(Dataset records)

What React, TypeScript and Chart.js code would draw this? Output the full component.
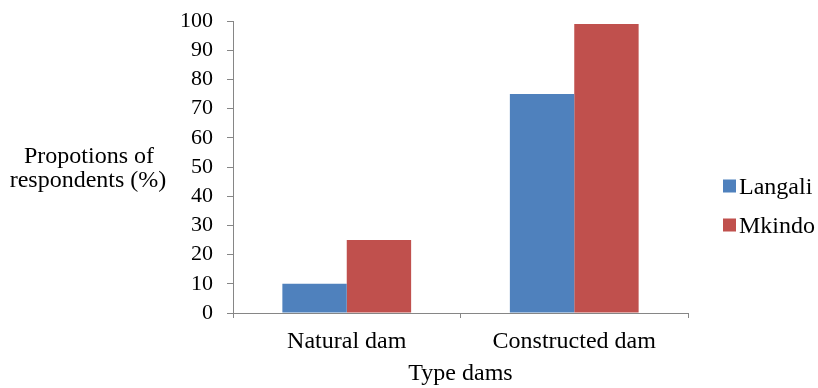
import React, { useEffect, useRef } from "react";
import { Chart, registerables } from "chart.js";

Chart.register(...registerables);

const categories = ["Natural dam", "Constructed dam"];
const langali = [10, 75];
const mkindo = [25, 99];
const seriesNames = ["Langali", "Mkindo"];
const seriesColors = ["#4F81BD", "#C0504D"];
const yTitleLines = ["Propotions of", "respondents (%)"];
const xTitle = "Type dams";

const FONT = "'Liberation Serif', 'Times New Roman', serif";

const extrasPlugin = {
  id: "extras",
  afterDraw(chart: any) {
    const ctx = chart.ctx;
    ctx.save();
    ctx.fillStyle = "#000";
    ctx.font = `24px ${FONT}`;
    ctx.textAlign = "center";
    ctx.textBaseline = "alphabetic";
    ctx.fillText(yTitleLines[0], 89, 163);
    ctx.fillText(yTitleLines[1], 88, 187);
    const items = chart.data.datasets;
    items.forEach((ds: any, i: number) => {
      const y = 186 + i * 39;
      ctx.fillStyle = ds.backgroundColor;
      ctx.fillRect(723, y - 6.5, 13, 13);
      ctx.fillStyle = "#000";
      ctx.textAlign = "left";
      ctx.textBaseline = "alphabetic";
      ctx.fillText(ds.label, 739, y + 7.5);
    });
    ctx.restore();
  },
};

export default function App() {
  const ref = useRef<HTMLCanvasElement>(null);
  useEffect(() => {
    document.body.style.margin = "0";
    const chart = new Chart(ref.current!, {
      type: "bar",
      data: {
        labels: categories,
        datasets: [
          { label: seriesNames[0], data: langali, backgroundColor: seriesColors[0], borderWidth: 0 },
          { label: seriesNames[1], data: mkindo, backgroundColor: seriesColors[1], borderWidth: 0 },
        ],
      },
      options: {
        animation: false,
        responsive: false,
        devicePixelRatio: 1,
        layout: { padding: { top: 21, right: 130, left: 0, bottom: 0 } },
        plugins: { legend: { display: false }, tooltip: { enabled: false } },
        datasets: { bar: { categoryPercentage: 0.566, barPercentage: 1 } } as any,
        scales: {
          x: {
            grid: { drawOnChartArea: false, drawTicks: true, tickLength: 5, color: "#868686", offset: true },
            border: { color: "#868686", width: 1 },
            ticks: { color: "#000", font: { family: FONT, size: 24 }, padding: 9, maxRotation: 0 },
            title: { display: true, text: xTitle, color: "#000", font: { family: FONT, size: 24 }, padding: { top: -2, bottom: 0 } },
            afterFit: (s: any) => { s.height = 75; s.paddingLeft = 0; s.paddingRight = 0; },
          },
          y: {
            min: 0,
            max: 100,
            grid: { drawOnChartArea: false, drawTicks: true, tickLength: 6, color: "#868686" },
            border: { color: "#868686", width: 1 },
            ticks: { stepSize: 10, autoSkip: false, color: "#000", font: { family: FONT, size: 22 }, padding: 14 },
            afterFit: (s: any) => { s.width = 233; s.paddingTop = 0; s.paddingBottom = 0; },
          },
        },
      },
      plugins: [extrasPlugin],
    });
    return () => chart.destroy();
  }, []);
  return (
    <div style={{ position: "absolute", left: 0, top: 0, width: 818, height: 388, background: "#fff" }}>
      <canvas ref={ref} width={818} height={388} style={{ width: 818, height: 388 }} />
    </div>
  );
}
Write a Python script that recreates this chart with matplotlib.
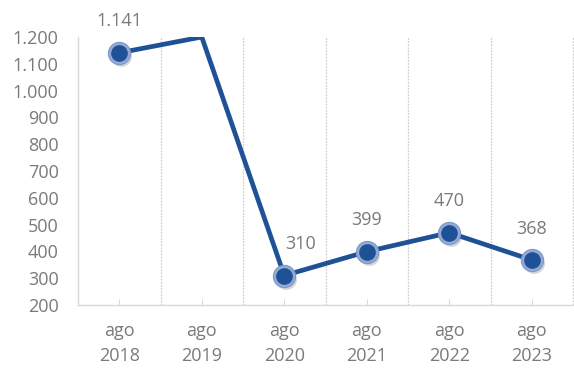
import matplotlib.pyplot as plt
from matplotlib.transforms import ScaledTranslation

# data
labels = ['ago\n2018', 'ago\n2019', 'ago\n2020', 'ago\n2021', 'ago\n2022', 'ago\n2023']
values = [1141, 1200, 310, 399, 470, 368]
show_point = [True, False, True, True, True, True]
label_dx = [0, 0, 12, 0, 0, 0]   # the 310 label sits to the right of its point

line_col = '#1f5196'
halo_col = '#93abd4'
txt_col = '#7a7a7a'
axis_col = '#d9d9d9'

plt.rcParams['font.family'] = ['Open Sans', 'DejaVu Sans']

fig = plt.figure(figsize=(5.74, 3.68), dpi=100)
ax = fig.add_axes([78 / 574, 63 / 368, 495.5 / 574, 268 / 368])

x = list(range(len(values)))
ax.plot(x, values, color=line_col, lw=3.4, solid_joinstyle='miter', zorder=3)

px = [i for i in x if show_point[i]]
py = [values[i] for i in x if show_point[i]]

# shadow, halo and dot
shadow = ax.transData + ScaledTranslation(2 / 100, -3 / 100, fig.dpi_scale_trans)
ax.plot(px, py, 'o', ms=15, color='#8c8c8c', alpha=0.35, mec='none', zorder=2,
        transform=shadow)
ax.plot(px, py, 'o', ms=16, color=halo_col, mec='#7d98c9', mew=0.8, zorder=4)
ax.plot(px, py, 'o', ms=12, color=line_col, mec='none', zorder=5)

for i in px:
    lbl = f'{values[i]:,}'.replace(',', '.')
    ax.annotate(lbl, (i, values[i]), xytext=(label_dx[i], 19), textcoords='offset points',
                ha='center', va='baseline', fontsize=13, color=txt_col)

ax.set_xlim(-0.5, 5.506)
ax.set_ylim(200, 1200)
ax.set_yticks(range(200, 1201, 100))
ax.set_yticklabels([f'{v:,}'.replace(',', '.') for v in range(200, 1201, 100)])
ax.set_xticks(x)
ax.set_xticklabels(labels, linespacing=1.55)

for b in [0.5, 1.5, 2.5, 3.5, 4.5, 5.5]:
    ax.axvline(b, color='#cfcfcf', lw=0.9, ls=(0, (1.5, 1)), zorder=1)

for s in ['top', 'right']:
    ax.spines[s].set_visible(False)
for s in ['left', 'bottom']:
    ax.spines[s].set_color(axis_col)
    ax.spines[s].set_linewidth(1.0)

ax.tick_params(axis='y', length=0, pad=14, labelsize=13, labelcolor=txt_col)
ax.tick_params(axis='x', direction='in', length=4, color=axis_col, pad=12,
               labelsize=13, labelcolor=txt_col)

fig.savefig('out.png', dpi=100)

• **INSTRUCTION**: In the listing above, find the line with "Write a Python" and the line with "color=line_col, mec='none', zorder=5)". Set down exactly those lines and everything between them, skipping pictures.

• **RESPONSE TO THIS EXERCISE**:
Write a Python script that recreates this chart with matplotlib.
import matplotlib.pyplot as plt
from matplotlib.transforms import ScaledTranslation

# data
labels = ['ago\n2018', 'ago\n2019', 'ago\n2020', 'ago\n2021', 'ago\n2022', 'ago\n2023']
values = [1141, 1200, 310, 399, 470, 368]
show_point = [True, False, True, True, True, True]
label_dx = [0, 0, 12, 0, 0, 0]   # the 310 label sits to the right of its point

line_col = '#1f5196'
halo_col = '#93abd4'
txt_col = '#7a7a7a'
axis_col = '#d9d9d9'

plt.rcParams['font.family'] = ['Open Sans', 'DejaVu Sans']

fig = plt.figure(figsize=(5.74, 3.68), dpi=100)
ax = fig.add_axes([78 / 574, 63 / 368, 495.5 / 574, 268 / 368])

x = list(range(len(values)))
ax.plot(x, values, color=line_col, lw=3.4, solid_joinstyle='miter', zorder=3)

px = [i for i in x if show_point[i]]
py = [values[i] for i in x if show_point[i]]

# shadow, halo and dot
shadow = ax.transData + ScaledTranslation(2 / 100, -3 / 100, fig.dpi_scale_trans)
ax.plot(px, py, 'o', ms=15, color='#8c8c8c', alpha=0.35, mec='none', zorder=2,
        transform=shadow)
ax.plot(px, py, 'o', ms=16, color=halo_col, mec='#7d98c9', mew=0.8, zorder=4)
ax.plot(px, py, 'o', ms=12, color=line_col, mec='none', zorder=5)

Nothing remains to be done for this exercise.